Sail Away by Susan Stockwell closes the circle and brings us back to the overarching issues of ecology, geo-politics, mapping, trade and history. The work, which has originally been shown in the Turbine Hall of Tate Modern in London, consists of many small boats made from old paper currency, tickets and maps that form a large-scale flotilla. It reflects Stockwell’s interest in materials and their inherent content and histories. Just as the motherboard maps, whose basic materials are made of precious metals mined in Africa that are vital to make certain computer components mainly serving the Western world.



VARVARA SHAVROVA (born Moscow, ca 1970)

Russian born, Dublin and London based artist Varvara Shavrova has been investigating the topics of borders and migration for the past 12 years. Her ongoing multimedia “Borders” project reflects on the historic and current issues surrounding one of the longest borders in the world, the one between Russia and China.
Shavrova is exhibiting a new series of drawings based on images from the Irish media on the migrant crisis as it began to unfold in September 2015. The series of 36 drawings would be shown as a large-scale projection as well as a wall based installations of the actual drawings.
Shavrova is currently an MFA student at Goldsmiths College in London.

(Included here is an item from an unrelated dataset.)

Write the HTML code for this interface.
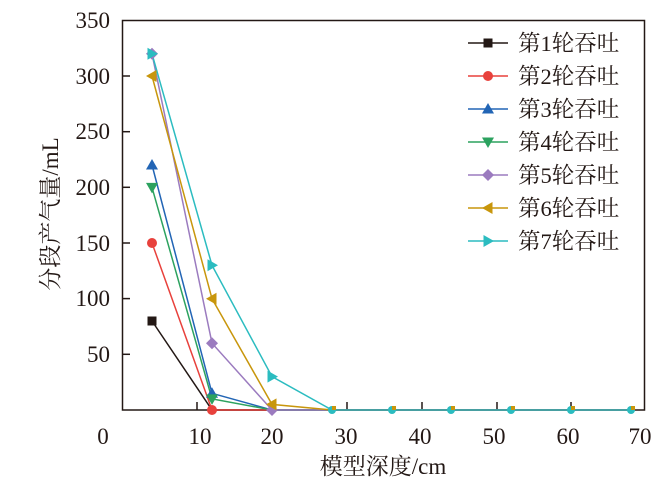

NIDAHL CHAMEKH (born Tunis, 1985)

Tunisian artist Nidhal Chamekh works mostly with drawing and sculpture around themes of identity in regions of cultural change and upheaval.
His large-scale drawing ‘Studying Circles’ which uses a protest self-burning as a motif is one of his main pieces. ‘Etude d’un Habitat Fortune’ and ‘icare’ relate to the situation in the Calais refugee camps.
Nidhal Chamkeh’s works have been included in the Aichi Triennial in Japan this year as well as in ‘All the Worlds Futures’, the part of the 56th Biennale curated by Okwui Enwezor in the Arsenale in 2015.
Chamekh is currently a PHD researcher at the Sorbonne University in Paris.

THOMAS KILPPER (born Stuttgart, 1953)

German artist Thomas Kilpper is known for his socio-politically charged projects, in particular the large-scale woodcuts in disused buildings like Orbit House in London or the former Stasi headquarters in Berlin. For the London show, together with Italian artist Massimo Ricciardo, he has collected objects left behind by refugees in the boats that would be shown in vitrines as well as a video on his ongoing ‘A lighthouse for Lampedusa’ project.
Thomas Kilpper has recently exhibited the Lampedusa project at the Bozar Museum in Brussels and other prints in the Kunstmuseum of Oslo and Kunsthaus Hamburg. His ‘Pavilion for Revolutionary Speech’ as part of the Norwegian pavilion at the 2011 Venice Biennale was widely covered in the media.
Kilpper teaches at the Bergen University in Oslo.

SUSAN STOCKWELL (born Manchester, 1960)

Susan Stockwell's work takes many forms from small studies to large-scale sculptural installations, drawings and collage. It is concerned primarily with transformation and with issues of ecology, geo-politics, mapping, trade and history.
Stockwell was recently artist in residence at the Royal Shakespeare society where she presented her project ‘SEA-MARKINGS’. She has shown ‘Sail Away’ in the Turbine Hall of Tate Modern in London.
Her wall installation ‘Sweet Plums’ was part of the exhibition of the same title at Patrick Heide in 2015. It is a metaphor for migrant routes tracing it back to their colonial past and the impact they have today and could be part of a touring exhibition.
Stockwell is a Senior Lecturer at the University of East London.